Across the whole project, researchers have to date compiled 177 years’ worth of audio recordings, 21 million images from camera traps, 7,000 soil samples, 19,000 insects caught using Malaise traps, and 29,000 samples from cyclone samplers to assess fungal spores.
In Madagascar, the project took shape across more than 50 locations spanning the country’s full climatic gradient. Much of the work depended on local communities, who maintained a network of sampling tools — including insect traps, camera traps, audio recorders, soil samplers, and cyclone samplers — and regularly uploaded the data, Raharinjanahary said.
Fieldwork came with particular challenges. Inaccessible roads, limited cellphone network coverage, and, in the east of the country, heavy rainfall that sometimes damaged equipment. It was also difficult to recruit and train local staff with the necessary levels of literacy and ease with digital tools, he added.
LIFEPLAN has generated a revealing new picture of Madagascar’s insect diversity, with models suggesting around 255,000 species of arthropods.
In a forthcoming study, researchers led by Brian Fisher, an entomologist at the California Academy of Sciences in the U.S., used the data to test whether the environmental patterns, such as climate or physical barriers, that explain vertebrate diversity also apply to arthropods and fungi across the island.

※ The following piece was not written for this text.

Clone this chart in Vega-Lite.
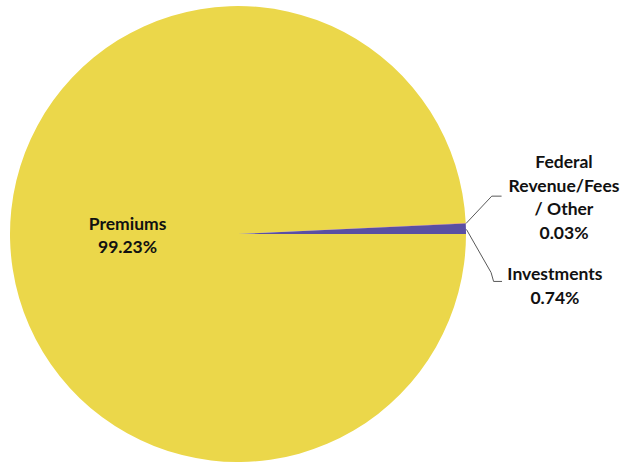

“We did not anticipate how completely decoupled these mechanisms would be,” Fisher told Mongabay. “It means that a conservation strategy optimized for one group, for instance a network of protected areas designed around bird or lemur hotspots, will systematically fail to represent arthropod or fungal diversity.”
For arthropods, geographic distance is the dominant driver of diversity, Fisher said. This pattern means that every remaining patch of forest contains irreplaceable arthropod diversity, and that every area already lost has likely taken unique species with it, he said.
“Communities [of arthropods] change rapidly as you move across the island, regardless of climate, [while] fungi track climate, not geography.”
These findings are already starting to influence conservation planning in Madagascar. At a recent national biodiversity workshop, taxonomists met in discipline-based groups to discuss priority areas for future protection and exploration based on their most recent data.
Ahead of the workshop, entomologists used LIFEPLAN data to build models estimating how many unique insect species are likely to occur in different locations based on geographic distance. These models were then used to identify areas that would capture the greatest share of insect diversity.
“Based on our model for turnover, we know that the further you move from one forest patch to another, the greater the turnover of species,” Fisher said. Up to two-thirds of the species found at one location won’t be found at another site just 80 kilometers (50 miles) away, he said.
Using this approach, the team prioritized forest patches that are farthest from existing protected areas, Fisher told Mongabay. “We have generated a map of the top 50 priority sites for capturing species that are not represented in the current protected area network.”
Building the foundations of long-term biodiversity monitoring
Turning biodiversity monitoring into a sustained system requires both time and resources, but it can be scaled to site-level biomonitoring.
Fisher said a practical biomonitoring program covering 10 sites would cost roughly $75,000 to $150,000 per year, depending on site accessibility, laboratory processing and data analysis. “Over a five-year period, this generates a statistically meaningful baseline and the first detectable trend data.”